[Data supplied start]

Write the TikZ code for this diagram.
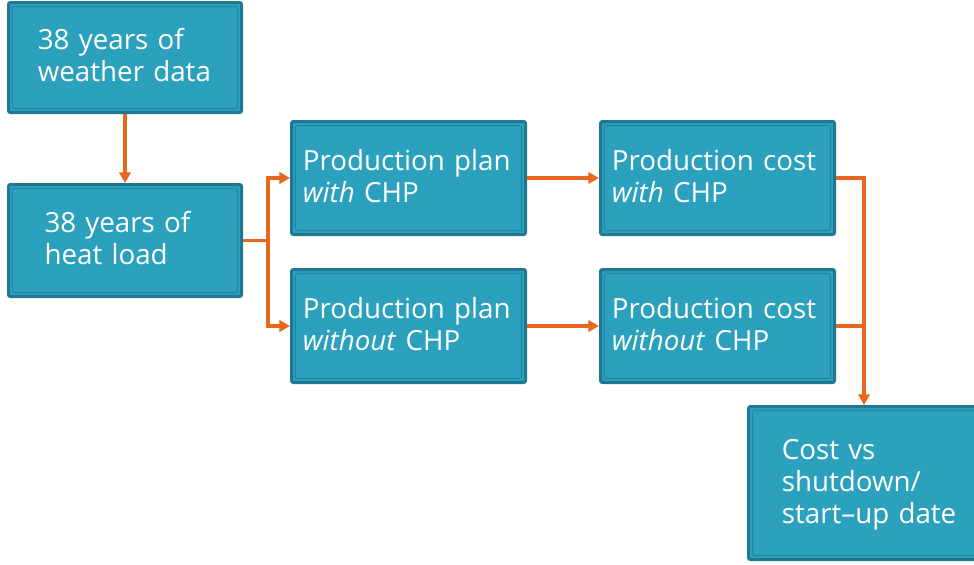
\documentclass[tikz,border=0pt]{standalone}
\usepackage{fontspec}
\setmainfont{Open Sans}
\usetikzlibrary{arrows.meta,calc}

\definecolor{boxfill}{HTML}{2CA1BE}
\definecolor{boxedge}{HTML}{1F7891}
\definecolor{boxinner}{HTML}{23869F}
\definecolor{flow}{HTML}{E8671E}

% a slightly taller strut for the first line of each box
\newcommand{\boxtopstrut}{\rule{0pt}{19.8pt}}

\tikzset{
  box/.style={
    draw=boxedge, line width=2.25pt, fill=boxfill, rounded corners=1.5pt,
    text=white, align=left, inner ysep=0pt,
    font=\fontsize{20.8}{24}\selectfont,
    execute at begin node=\boxtopstrut, execute at end node=\strut,
    path picture={
      \draw[boxinner, line width=0.8pt]
        ([shift={(3pt,-3pt)}]path picture bounding box.north west)
        rectangle
        ([shift={(-3pt,3pt)}]path picture bounding box.south east);
    }
  },
  flowline/.style={draw=flow, line width=2.4pt, line join=miter},
  flowarrow/.style={flowline, -{Triangle[length=8pt,width=8.5pt]}}
}

\begin{document}
\begin{tikzpicture}[x=0.75pt, y=-0.75pt]
  \useasboundingbox (0,0) rectangle (974,564);

  % input data
  \node[box, minimum height=82.5pt, inner xsep=22pt, text width=130.75pt]
    (weather) at (125,57.5) {38 years of\\weather data};
  \node[box, minimum height=84pt, inner xsep=27pt, text width=120.75pt]
    (heat) at (125,240.5) {38 years of\\heat load};

  % production plans
  \node[box, minimum height=84.75pt, inner xsep=8.5pt, text width=158.5pt]
    (planwith) at (408.5,178) {Production plan\\\textit{with} CHP};
  \node[box, minimum height=84.75pt, inner xsep=8.5pt, text width=158.5pt]
    (planwithout) at (408.5,326) {Production plan\\\textit{without} CHP};

  % production costs
  \node[box, minimum height=84.75pt, inner xsep=8.5pt, text width=158.5pt]
    (costwith) at (717.5,178) {Production cost\\\textit{with} CHP};
  \node[box, minimum height=84.75pt, inner xsep=8.5pt, text width=158.5pt]
    (costwithout) at (717.5,326) {Production cost\\\textit{without} CHP};

  % result
  \node[box, minimum height=114.75pt, inner xsep=25pt, text width=137.5pt]
    (result) at (873.5,483) {Cost vs\\shutdown/\\start–up date};

  % junction points
  \coordinate (split) at (268,240.5);
  \coordinate (merge) at (864,178);

  % connectors
  \draw[flowarrow] (weather) -- (heat);
  \draw[flowline] (heat.east) -- (split);
  \draw[flowarrow] (split) |- (planwith.west);
  \draw[flowarrow] (split) |- (planwithout.west);
  \draw[flowarrow] (planwith) -- (costwith);
  \draw[flowarrow] (planwithout) -- (costwithout);
  \draw[flowarrow] (costwith.east) -| (result.north -| merge);
  \draw[flowline] (costwithout.east) -- (costwithout.east -| merge);
\end{tikzpicture}
\end{document}
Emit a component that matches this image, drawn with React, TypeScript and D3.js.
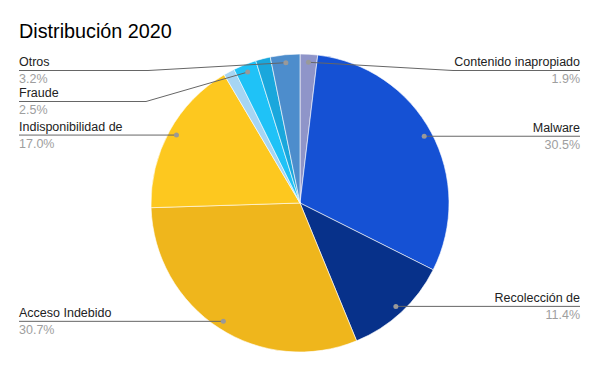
import React from 'react'
import * as d3 from 'd3'

// slices in drawing order, clockwise from 12 o'clock
const categories = [
  'Contenido inapropiado',
  'Malware',
  'Recolección de',
  'Acceso Indebido',
  'Indisponibilidad de',
  'Sin etiqueta A',
  'Fraude',
  'Sin etiqueta B',
  'Otros',
]
const values = [1.9, 30.5, 11.4, 30.7, 17.0, 1.2, 2.5, 1.6, 3.2]
const showLabel = [true, true, true, true, true, false, true, false, true]
const colors = [
  '#8f95c9', '#1551d4', '#07318a', '#efb61c', '#fdc81f',
  '#a6d5f3', '#1fc2f7', '#1aa7dc', '#4d8dcc',
]

const W = 600
const H = 371
const cx = 300
const cy = 203
const R = 149
const dotR = 141
const leftX = 19
const rightX = 580

// where a label line leaves the horizontal run (only for the crowded top labels)
const labelLineY: Record<string, number> = {
  'Contenido inapropiado': 70.5,
  'Otros': 70.5,
  'Fraude': 101.5,
}
const bendX: Record<string, number> = {
  'Contenido inapropiado': 453,
  'Otros': 148,
  'Fraude': 146,
}

export default function App() {
  const data = categories.map((c, i) => ({ name: c, value: values[i], color: colors[i], show: showLabel[i] }))
  const pie = d3.pie<any>().sort(null).value(d => d.value)
  const arcs = pie(data)
  const arc = d3.arc<any>().innerRadius(0).outerRadius(R)
  const fmt = d3.format('.1f')

  return (
    <svg width={W} height={H} style={{ display: 'block', position: 'absolute', left: 0, top: 0 }}
      fontFamily="'Liberation Sans', Arial, sans-serif">
      <rect width={W} height={H} fill="#fff" />
      <text x={19} y={38} fontSize={19.8} fill="#000">Distribución 2020</text>
      <g transform={`translate(${cx},${cy})`}>
        {arcs.map((a, i) => (
          <path key={i} d={arc(a) || ''} fill={a.data.color} stroke="#fff" strokeWidth={0.6} />
        ))}
      </g>
      {arcs.filter(a => a.data.show).map((a, i) => {
        const mid = (a.startAngle + a.endAngle) / 2
        const dx = cx + Math.sin(mid) * dotR
        const dy = cy - Math.cos(mid) * dotR
        const right = Math.sin(mid) > 0
        const ly = labelLineY[a.data.name] ?? dy
        const bx = bendX[a.data.name]
        const endX = right ? rightX : leftX
        const pts = bx !== undefined
          ? `${dx},${dy} ${bx},${ly} ${endX},${ly}`
          : `${dx},${ly} ${endX},${ly}`
        const anchor = right ? 'end' : 'start'
        return (
          <g key={i}>
            <polyline points={pts} fill="none" stroke="#666" strokeWidth={1} />
            <circle cx={dx} cy={dy} r={2.5} fill="#999" />
            <text x={endX} y={ly - 4.5} fontSize={12.5} fill="#222" textAnchor={anchor}>{a.data.name}</text>
            <text x={endX} y={ly + 12.5} fontSize={12.5} fill="#9e9e9e" textAnchor={anchor}>{fmt(a.data.value)}%</text>
          </g>
        )
      })}
    </svg>
  )
}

[Data supplied end]

- **Exercise requirements**
Start at the line with "Emit a component", stop at the line with "import * as d3 from 'd3'", both lines included, and repeat that span exactly without its pictures.

- **Solved exercise**
Emit a component that matches this image, drawn with React, TypeScript and D3.js.
import React from 'react'
import * as d3 from 'd3'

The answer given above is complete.